Nicolas Winding Refn – Bronson

È difficile definire Bronson di Nicolas Winding Refn un semplice biopic. Certo, il film racconta la storia di Michael Gordon Peterson (conosciuto come Charles Bronson, Charles Ali Ahmed e, infine, Charles Salvador) «il più violento prigioniero britannico», sul quale sarà bene spendere due parole prima di proseguire e parlare del film. Bronson finì in carcere a metà anni Settanta e proprio in galera si costruì una pessima fama, a causa di un caratteraccio che lo spinse a provocare continue risse con le guardie e gli altri detenuti. Per questo motivo fu messo più volte in isolamento, cambiò spesso prigione e la sua originaria condanna a sette anni venne raddoppiata a quattordici. Uscito di galera, trascorse un paio di mesi da uomo libero, poi venne nuovamente arrestato.

La storia è ancora lunga (alla fine il galeotto in isolamento ci passò trent’anni): il nome Bronson, adottato negli anni Ottanta, fu un omaggio all’attore, mentre l’ultimo nickname, Charles Salvador, all’artista Dalì. Bronson è uno dei criminali più seguiti di Gran Bretagna, oggetto di numerose interviste, studi, libri, e lui stesso ne ha scritti alcuni, sulla sua esperienza in prigione e un volume sul fitness, essendo un fanatico della forma fisica. La questione del corpo è ben visibile nel film di Winding Refn, dove Bronson è interpretato da un eccellente Tom Hardy: l’attore ha personalmente incontrato Bronson e, per ricoprire al meglio il ruolo, si è rasato i capelli a zero, è ingrassato e ha aumentato la sua massa muscolare. Il risultato è stato sorprendente e raramente al cinema si è vista una performance di tale intensità (memorabile il monologo in cui Hardy interpreta davanti a una platea sia Mr. Peterson sia l’infermiera).

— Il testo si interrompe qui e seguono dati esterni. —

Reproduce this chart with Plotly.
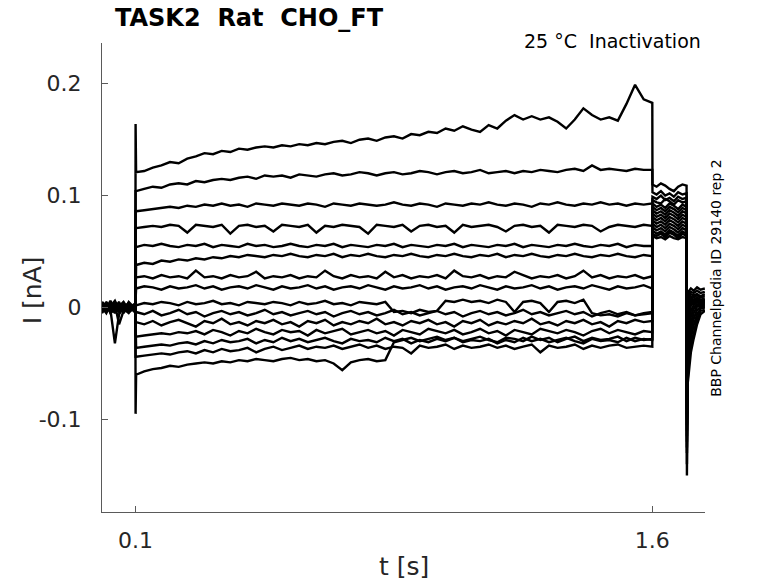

Winding Refn parte dai primi anni di carcere di Bronson, inserendo anche la parentesi dell’internamento presso un ospedale psichiatrico, dove l’uomo tenta di strangolare un paziente che ha ammesso il suo passato di pedofilo. Spazio anche per la carriera da pugile di Bronson, di breve durata, poiché ovviamente finisce di nuovo nei guai. Il regista danese non rinuncia al suo solito stile carico di violenza e brutalità, già esplicate nelle sue precedenti pellicole, a cui aggiunge un’abbondante dose di elementi grotteschi e surreali, che, al contrario, fanno di Bronson un film finora unico nella sua intera filmografia.

Abbiamo detto che è difficile definire la pellicola un semplice biopic, poiché una storia lineare viene trasformata in una sequenza priva di qualsiasi ordine cronologico: il personaggio è ora Bronson e subito dopo un attore teatrale dal volto dipinto, il confine tra vero e fittizio, serio e grottesco, si fa sempre più labile e, ai nostri occhi, il protagonista diventa sempre più articolato, complesso, indecifrabile.

Nessuno spazio per gli (anti)eroi precedenti: il cineasta lascia i suoi piccoli spacciatori a Copenhagen e vola in Gran Bretagna, per realizzare il suo secondo film in inglese dopo Fear X. Quando realizzò Bronson, Winding Refn era reduce dalla “Trilogia del Pusher”, iniziata a metà anni Novanta e conclusa nel 2005, con il terzo capitolo dedicato al personaggio di Milo. Gli ultimi due capitoli vennero girati dopo un periodo di profonda crisi professionale del regista, incapace di bissare il successo del primo Pusher, strepitoso cult underground di un Winding Refn di appena venticinque anni e nessuna formazione cinematografica alle spalle: dopo aver concluso in modo trionfale la sua trilogia, il regista sancì la sua fama proprio con Bronson, grazie al magistrale Hardy, che, proprio per il suo incredibile Bronson, venne in seguito notato da Christopher Nolan che lo scelse in Inception e per interpretare Bane ne Il cavaliere oscuro. Il ritorno.